■ Directive: Only the pictures are omitted; repeat all other data exactly.

:::

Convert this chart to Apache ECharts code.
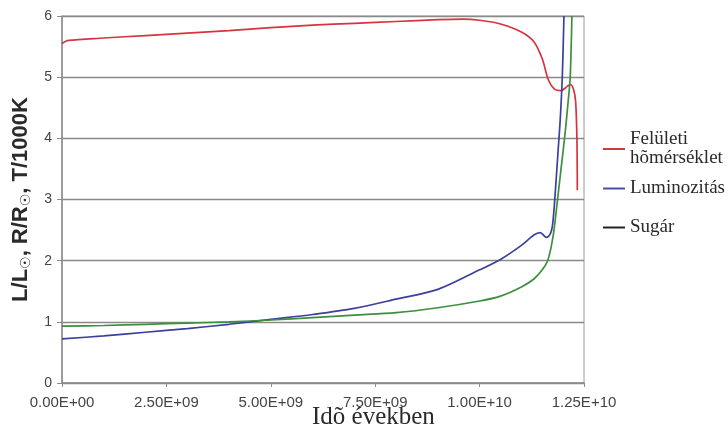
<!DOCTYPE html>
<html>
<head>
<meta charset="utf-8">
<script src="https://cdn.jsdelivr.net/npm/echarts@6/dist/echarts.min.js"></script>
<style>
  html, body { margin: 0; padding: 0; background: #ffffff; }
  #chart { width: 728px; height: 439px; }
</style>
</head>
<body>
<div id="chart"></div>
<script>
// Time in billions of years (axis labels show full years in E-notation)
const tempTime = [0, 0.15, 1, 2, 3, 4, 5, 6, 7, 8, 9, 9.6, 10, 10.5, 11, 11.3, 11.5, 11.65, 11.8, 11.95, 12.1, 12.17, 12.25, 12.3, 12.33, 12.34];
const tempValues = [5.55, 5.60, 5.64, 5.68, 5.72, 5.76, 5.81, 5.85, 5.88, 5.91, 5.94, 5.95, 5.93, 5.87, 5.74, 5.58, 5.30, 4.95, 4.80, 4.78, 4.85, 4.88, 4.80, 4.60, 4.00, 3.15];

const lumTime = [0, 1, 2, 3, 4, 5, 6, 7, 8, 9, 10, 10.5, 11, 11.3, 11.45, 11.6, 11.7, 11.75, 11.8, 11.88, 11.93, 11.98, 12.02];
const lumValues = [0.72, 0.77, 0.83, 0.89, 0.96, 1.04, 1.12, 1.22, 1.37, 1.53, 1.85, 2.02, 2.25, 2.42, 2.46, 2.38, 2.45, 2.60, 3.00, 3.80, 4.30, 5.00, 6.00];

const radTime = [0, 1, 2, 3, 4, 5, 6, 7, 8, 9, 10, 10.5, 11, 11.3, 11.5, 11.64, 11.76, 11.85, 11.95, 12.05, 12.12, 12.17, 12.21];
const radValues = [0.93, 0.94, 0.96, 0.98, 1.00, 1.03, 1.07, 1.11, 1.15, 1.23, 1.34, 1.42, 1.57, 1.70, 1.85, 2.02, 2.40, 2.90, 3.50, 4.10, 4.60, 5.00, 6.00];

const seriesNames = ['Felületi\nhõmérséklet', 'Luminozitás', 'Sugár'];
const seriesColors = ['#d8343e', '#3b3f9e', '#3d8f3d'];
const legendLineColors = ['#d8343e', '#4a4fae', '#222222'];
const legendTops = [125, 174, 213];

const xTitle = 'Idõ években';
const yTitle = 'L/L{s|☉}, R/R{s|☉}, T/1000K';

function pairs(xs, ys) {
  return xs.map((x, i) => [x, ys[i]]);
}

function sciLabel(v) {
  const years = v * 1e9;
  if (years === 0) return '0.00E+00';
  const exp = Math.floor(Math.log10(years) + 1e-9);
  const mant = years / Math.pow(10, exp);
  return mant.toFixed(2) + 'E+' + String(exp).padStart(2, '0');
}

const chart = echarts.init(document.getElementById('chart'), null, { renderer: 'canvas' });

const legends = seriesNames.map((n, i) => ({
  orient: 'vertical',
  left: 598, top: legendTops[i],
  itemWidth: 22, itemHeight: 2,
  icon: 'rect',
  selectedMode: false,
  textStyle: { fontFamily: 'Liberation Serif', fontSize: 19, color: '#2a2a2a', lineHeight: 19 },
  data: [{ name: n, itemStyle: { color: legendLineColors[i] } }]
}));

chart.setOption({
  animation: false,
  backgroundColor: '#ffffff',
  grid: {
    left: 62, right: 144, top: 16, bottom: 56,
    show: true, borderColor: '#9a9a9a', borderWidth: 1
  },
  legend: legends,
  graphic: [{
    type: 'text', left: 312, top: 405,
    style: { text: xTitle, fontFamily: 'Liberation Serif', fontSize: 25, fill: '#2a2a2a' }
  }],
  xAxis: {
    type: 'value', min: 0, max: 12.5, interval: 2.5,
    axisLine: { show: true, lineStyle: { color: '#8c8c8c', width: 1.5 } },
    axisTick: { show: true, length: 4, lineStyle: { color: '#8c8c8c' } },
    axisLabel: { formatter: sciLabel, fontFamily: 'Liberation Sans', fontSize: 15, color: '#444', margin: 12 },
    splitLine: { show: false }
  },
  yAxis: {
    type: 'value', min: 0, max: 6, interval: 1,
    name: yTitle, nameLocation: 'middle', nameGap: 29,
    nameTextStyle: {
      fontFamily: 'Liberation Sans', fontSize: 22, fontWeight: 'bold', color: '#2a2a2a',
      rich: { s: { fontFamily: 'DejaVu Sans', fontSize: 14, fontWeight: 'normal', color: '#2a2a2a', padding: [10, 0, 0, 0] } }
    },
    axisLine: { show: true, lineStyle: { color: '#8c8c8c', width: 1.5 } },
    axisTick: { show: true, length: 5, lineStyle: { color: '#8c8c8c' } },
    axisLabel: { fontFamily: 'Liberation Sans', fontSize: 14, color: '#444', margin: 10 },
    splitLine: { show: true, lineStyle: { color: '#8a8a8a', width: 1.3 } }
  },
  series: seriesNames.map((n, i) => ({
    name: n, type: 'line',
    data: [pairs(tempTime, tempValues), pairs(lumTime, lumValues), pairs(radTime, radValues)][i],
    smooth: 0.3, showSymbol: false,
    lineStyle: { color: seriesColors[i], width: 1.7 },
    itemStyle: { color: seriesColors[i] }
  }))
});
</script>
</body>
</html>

:::

■ The solution:
Convert this chart to Apache ECharts code.
<!DOCTYPE html>
<html>
<head>
<meta charset="utf-8">
<script src="https://cdn.jsdelivr.net/npm/echarts@6/dist/echarts.min.js"></script>
<style>
  html, body { margin: 0; padding: 0; background: #ffffff; }
  #chart { width: 728px; height: 439px; }
</style>
</head>
<body>
<div id="chart"></div>
<script>
// Time in billions of years (axis labels show full years in E-notation)
const tempTime = [0, 0.15, 1, 2, 3, 4, 5, 6, 7, 8, 9, 9.6, 10, 10.5, 11, 11.3, 11.5, 11.65, 11.8, 11.95, 12.1, 12.17, 12.25, 12.3, 12.33, 12.34];
const tempValues = [5.55, 5.60, 5.64, 5.68, 5.72, 5.76, 5.81, 5.85, 5.88, 5.91, 5.94, 5.95, 5.93, 5.87, 5.74, 5.58, 5.30, 4.95, 4.80, 4.78, 4.85, 4.88, 4.80, 4.60, 4.00, 3.15];

const lumTime = [0, 1, 2, 3, 4, 5, 6, 7, 8, 9, 10, 10.5, 11, 11.3, 11.45, 11.6, 11.7, 11.75, 11.8, 11.88, 11.93, 11.98, 12.02];
const lumValues = [0.72, 0.77, 0.83, 0.89, 0.96, 1.04, 1.12, 1.22, 1.37, 1.53, 1.85, 2.02, 2.25, 2.42, 2.46, 2.38, 2.45, 2.60, 3.00, 3.80, 4.30, 5.00, 6.00];

const radTime = [0, 1, 2, 3, 4, 5, 6, 7, 8, 9, 10, 10.5, 11, 11.3, 11.5, 11.64, 11.76, 11.85, 11.95, 12.05, 12.12, 12.17, 12.21];
const radValues = [0.93, 0.94, 0.96, 0.98, 1.00, 1.03, 1.07, 1.11, 1.15, 1.23, 1.34, 1.42, 1.57, 1.70, 1.85, 2.02, 2.40, 2.90, 3.50, 4.10, 4.60, 5.00, 6.00];

const seriesNames = ['Felületi\nhõmérséklet', 'Luminozitás', 'Sugár'];
const seriesColors = ['#d8343e', '#3b3f9e', '#3d8f3d'];
const legendLineColors = ['#d8343e', '#4a4fae', '#222222'];
const legendTops = [125, 174, 213];

const xTitle = 'Idõ években';
const yTitle = 'L/L{s|☉}, R/R{s|☉}, T/1000K';

function pairs(xs, ys) {
  return xs.map((x, i) => [x, ys[i]]);
}

function sciLabel(v) {
  const years = v * 1e9;
  if (years === 0) return '0.00E+00';
  const exp = Math.floor(Math.log10(years) + 1e-9);
  const mant = years / Math.pow(10, exp);
  return mant.toFixed(2) + 'E+' + String(exp).padStart(2, '0');
}

const chart = echarts.init(document.getElementById('chart'), null, { renderer: 'canvas' });

const legends = seriesNames.map((n, i) => ({
  orient: 'vertical',
  left: 598, top: legendTops[i],
  itemWidth: 22, itemHeight: 2,
  icon: 'rect',
  selectedMode: false,
  textStyle: { fontFamily: 'Liberation Serif', fontSize: 19, color: '#2a2a2a', lineHeight: 19 },
  data: [{ name: n, itemStyle: { color: legendLineColors[i] } }]
}));

chart.setOption({
  animation: false,
  backgroundColor: '#ffffff',
  grid: {
    left: 62, right: 144, top: 16, bottom: 56,
    show: true, borderColor: '#9a9a9a', borderWidth: 1
  },
  legend: legends,
  graphic: [{
    type: 'text', left: 312, top: 405,
    style: { text: xTitle, fontFamily: 'Liberation Serif', fontSize: 25, fill: '#2a2a2a' }
  }],
  xAxis: {
    type: 'value', min: 0, max: 12.5, interval: 2.5,
    axisLine: { show: true, lineStyle: { color: '#8c8c8c', width: 1.5 } },
    axisTick: { show: true, length: 4, lineStyle: { color: '#8c8c8c' } },
    axisLabel: { formatter: sciLabel, fontFamily: 'Liberation Sans', fontSize: 15, color: '#444', margin: 12 },
    splitLine: { show: false }
  },
  yAxis: {
    type: 'value', min: 0, max: 6, interval: 1,
    name: yTitle, nameLocation: 'middle', nameGap: 29,
    nameTextStyle: {
      fontFamily: 'Liberation Sans', fontSize: 22, fontWeight: 'bold', color: '#2a2a2a',
      rich: { s: { fontFamily: 'DejaVu Sans', fontSize: 14, fontWeight: 'normal', color: '#2a2a2a', padding: [10, 0, 0, 0] } }
    },
    axisLine: { show: true, lineStyle: { color: '#8c8c8c', width: 1.5 } },
    axisTick: { show: true, length: 5, lineStyle: { color: '#8c8c8c' } },
    axisLabel: { fontFamily: 'Liberation Sans', fontSize: 14, color: '#444', margin: 10 },
    splitLine: { show: true, lineStyle: { color: '#8a8a8a', width: 1.3 } }
  },
  series: seriesNames.map((n, i) => ({
    name: n, type: 'line',
    data: [pairs(tempTime, tempValues), pairs(lumTime, lumValues), pairs(radTime, radValues)][i],
    smooth: 0.3, showSymbol: false,
    lineStyle: { color: seriesColors[i], width: 1.7 },
    itemStyle: { color: seriesColors[i] }
  }))
});
</script>
</body>
</html>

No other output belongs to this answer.